* WHAT YOU NEED TO DO
Repeat verbatim only the lines from the one with "Clone this diagram in TikZ." through the one with "(0,0) rectangle (598,473);", both ends kept. Pictures stay out.

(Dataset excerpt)

**********

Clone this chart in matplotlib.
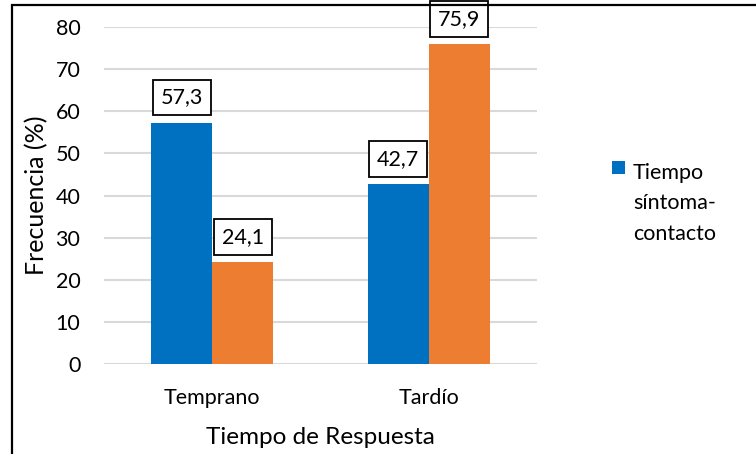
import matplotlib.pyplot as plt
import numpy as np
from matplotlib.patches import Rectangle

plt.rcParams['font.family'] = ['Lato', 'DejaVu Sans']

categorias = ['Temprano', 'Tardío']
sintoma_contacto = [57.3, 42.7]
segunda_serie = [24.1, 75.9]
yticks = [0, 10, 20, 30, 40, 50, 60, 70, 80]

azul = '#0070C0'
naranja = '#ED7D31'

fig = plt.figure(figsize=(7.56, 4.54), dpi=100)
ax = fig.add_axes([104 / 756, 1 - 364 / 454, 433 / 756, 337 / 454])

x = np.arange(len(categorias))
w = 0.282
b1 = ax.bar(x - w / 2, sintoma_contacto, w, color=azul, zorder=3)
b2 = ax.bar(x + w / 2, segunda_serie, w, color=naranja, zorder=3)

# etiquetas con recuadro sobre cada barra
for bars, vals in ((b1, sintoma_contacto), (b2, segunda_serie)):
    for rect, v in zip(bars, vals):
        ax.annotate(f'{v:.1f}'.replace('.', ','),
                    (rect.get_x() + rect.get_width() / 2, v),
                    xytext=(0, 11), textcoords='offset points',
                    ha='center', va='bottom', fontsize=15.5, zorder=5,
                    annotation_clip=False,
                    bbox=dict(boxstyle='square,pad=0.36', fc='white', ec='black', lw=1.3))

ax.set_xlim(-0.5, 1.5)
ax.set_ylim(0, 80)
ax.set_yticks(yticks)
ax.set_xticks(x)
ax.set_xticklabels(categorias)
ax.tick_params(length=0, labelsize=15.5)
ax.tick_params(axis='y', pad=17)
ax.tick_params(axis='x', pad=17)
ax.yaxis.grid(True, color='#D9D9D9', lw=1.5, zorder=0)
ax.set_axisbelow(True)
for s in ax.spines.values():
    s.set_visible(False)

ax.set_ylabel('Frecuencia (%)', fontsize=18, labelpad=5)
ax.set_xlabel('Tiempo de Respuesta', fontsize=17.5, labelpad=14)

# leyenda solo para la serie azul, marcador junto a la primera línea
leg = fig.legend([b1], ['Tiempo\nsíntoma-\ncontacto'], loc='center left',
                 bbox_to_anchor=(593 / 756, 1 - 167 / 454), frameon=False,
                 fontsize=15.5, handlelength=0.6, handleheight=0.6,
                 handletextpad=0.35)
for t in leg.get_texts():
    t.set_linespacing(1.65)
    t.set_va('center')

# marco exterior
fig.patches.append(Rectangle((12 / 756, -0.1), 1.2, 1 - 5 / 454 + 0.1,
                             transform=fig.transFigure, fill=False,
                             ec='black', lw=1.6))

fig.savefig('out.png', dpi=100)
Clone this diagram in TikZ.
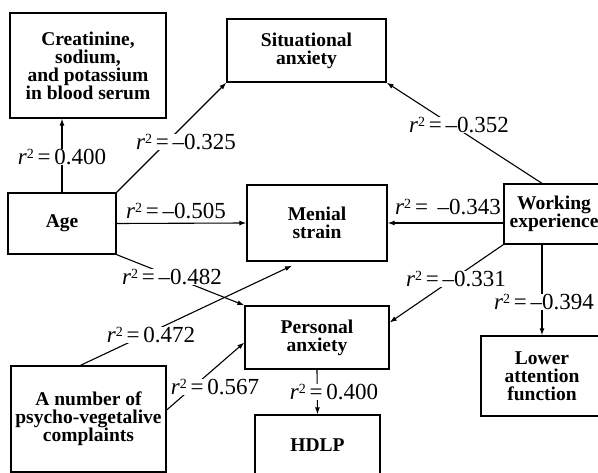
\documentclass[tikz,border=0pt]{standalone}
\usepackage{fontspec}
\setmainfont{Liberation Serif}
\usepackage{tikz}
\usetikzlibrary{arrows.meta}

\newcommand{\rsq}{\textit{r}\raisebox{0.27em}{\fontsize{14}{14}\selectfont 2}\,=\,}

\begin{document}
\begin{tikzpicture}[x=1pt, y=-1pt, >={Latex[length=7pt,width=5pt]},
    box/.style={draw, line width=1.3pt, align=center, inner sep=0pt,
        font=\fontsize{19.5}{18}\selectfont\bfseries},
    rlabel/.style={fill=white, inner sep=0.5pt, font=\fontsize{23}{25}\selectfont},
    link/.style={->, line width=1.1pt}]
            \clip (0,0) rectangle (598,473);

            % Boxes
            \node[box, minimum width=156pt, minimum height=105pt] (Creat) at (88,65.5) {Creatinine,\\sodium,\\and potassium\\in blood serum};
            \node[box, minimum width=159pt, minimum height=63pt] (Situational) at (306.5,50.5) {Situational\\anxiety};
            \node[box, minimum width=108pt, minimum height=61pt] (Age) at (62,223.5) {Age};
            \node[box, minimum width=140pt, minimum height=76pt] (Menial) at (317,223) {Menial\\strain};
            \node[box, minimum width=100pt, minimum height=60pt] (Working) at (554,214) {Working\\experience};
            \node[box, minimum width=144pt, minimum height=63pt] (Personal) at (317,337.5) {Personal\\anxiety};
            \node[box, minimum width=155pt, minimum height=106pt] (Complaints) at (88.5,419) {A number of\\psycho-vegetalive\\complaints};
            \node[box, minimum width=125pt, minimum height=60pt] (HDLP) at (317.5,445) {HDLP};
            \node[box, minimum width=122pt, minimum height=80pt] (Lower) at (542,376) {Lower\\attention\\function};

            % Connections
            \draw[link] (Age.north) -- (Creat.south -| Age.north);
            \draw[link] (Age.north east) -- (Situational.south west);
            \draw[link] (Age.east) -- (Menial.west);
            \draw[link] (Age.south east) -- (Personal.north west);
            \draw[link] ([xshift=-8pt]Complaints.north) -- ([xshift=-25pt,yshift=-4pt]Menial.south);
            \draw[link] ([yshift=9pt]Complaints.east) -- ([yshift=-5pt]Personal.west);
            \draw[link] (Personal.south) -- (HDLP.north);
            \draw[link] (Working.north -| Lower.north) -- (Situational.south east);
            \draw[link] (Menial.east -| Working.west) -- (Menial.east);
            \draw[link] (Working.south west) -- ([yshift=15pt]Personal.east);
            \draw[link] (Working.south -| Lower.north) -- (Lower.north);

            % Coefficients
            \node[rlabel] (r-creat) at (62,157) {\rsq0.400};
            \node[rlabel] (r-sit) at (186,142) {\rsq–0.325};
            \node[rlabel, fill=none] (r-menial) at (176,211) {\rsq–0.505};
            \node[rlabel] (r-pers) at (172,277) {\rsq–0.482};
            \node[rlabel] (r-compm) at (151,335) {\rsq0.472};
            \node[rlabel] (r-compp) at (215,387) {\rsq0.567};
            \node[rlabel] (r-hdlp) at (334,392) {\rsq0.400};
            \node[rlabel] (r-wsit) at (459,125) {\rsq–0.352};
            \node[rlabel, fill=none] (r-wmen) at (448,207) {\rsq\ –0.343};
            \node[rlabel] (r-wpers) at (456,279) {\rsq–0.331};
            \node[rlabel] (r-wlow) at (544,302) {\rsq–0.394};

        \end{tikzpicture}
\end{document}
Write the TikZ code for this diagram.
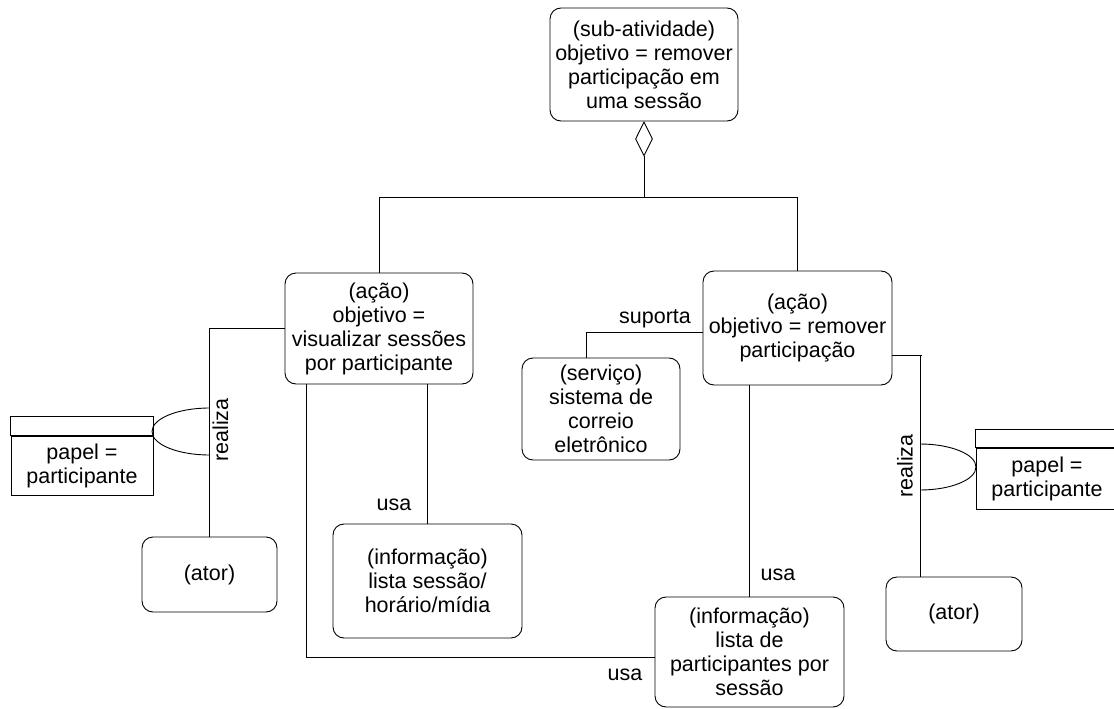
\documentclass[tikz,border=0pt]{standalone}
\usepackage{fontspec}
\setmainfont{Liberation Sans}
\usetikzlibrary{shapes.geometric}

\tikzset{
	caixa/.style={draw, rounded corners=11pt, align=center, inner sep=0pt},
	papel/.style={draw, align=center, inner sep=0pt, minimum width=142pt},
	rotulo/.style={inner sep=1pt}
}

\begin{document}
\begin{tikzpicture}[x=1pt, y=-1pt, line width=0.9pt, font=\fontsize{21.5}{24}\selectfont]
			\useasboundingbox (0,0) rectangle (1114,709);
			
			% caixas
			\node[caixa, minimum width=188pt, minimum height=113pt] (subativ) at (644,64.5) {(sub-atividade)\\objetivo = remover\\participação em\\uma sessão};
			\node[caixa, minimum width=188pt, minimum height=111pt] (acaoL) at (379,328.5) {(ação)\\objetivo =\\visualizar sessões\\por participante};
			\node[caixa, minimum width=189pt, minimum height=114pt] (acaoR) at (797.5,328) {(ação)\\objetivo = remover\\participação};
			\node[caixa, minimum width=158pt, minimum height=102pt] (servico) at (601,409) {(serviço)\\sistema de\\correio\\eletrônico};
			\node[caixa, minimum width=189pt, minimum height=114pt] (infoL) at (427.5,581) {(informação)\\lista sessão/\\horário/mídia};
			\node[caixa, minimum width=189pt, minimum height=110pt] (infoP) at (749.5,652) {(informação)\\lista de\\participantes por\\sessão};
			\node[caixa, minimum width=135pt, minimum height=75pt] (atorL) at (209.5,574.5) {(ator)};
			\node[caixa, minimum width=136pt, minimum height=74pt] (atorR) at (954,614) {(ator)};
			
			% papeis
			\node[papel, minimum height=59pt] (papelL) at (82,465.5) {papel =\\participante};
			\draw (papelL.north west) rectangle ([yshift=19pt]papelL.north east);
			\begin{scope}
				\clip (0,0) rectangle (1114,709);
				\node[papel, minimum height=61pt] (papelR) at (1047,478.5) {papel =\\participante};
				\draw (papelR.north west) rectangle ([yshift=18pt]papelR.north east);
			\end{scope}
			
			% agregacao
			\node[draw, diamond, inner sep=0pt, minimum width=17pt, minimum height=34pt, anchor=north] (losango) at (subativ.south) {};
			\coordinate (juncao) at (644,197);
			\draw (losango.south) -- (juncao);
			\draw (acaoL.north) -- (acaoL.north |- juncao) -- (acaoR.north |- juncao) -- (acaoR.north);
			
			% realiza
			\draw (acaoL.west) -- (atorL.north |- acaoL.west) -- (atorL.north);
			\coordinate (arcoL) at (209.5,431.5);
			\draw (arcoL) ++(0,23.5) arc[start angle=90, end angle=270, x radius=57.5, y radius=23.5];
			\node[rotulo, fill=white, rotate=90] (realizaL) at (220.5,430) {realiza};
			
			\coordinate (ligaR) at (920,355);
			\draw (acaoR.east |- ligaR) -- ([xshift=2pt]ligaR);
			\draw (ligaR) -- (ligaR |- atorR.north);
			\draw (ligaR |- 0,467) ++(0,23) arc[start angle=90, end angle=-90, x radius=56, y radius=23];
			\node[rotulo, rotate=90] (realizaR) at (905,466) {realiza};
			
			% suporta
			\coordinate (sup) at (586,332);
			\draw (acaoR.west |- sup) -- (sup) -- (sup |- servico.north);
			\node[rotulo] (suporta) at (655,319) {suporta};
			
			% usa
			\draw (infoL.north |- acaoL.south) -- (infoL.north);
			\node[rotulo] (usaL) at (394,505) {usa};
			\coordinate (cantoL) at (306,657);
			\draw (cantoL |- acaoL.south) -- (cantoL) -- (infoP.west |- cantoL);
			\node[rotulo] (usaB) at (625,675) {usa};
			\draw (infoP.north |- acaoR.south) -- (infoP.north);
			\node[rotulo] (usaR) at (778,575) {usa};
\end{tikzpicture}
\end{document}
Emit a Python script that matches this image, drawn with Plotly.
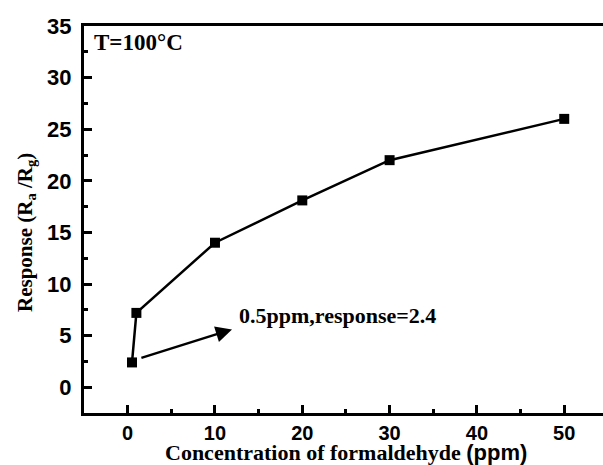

**********

* RESPONSE TO THE EXERCISE
Clone this diagram in TikZ.
\documentclass[tikz,border=0pt]{standalone}
\usepackage{fontspec}
\setmainfont{Liberation Serif}
\usepackage{tikz}
\usetikzlibrary{arrows.meta}

\newcommand{\rsq}{\textit{r}\raisebox{0.27em}{\fontsize{14}{14}\selectfont 2}\,=\,}

\begin{document}
\begin{tikzpicture}[x=1pt, y=-1pt, >={Latex[length=7pt,width=5pt]},
    box/.style={draw, line width=1.3pt, align=center, inner sep=0pt,
        font=\fontsize{19.5}{18}\selectfont\bfseries},
    rlabel/.style={fill=white, inner sep=0.5pt, font=\fontsize{23}{25}\selectfont},
    link/.style={->, line width=1.1pt}]
            \clip (0,0) rectangle (598,473);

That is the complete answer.